_WORK REQUIRED_
Search the data below for the string "this". Extract every line that contains it.

_AVAILABLE RECORDS_

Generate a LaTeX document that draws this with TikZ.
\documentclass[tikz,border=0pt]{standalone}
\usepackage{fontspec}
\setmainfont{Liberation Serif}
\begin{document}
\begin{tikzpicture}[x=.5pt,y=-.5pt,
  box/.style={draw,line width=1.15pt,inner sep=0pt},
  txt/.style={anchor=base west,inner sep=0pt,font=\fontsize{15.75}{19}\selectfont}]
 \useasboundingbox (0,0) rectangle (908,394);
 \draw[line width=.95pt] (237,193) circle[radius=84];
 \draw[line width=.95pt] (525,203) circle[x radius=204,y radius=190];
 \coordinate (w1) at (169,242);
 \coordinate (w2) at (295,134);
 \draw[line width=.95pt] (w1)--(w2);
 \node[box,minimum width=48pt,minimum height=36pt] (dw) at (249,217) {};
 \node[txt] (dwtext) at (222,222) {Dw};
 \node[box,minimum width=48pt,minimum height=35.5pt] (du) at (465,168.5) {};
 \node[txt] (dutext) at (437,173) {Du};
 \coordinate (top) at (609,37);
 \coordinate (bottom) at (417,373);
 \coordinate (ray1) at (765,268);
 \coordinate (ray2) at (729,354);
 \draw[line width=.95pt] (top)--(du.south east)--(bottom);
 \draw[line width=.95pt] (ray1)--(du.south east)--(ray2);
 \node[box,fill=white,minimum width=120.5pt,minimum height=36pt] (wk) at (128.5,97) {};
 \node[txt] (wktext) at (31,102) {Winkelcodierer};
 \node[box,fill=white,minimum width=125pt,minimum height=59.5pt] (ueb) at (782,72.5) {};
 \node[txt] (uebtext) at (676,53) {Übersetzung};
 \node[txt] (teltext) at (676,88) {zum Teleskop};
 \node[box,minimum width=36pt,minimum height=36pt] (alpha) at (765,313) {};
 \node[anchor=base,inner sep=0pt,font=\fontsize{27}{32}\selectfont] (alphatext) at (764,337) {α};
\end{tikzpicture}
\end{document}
---
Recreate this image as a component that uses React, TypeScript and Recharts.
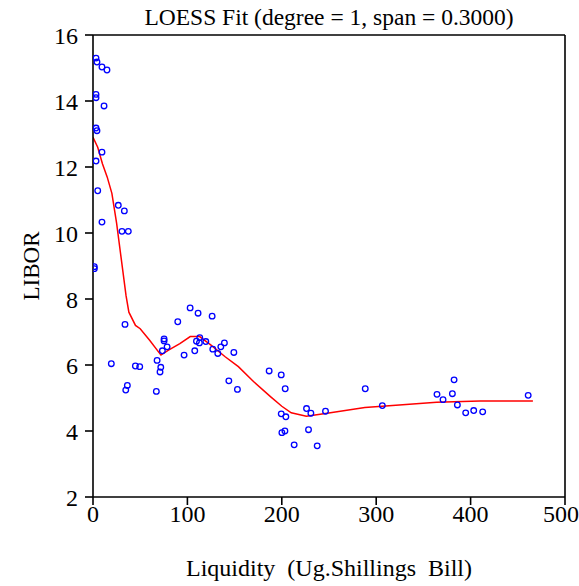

_ANSWER BELOW_
Generate a LaTeX document that draws this with TikZ.
Recreate this image as a component that uses React, TypeScript and Recharts.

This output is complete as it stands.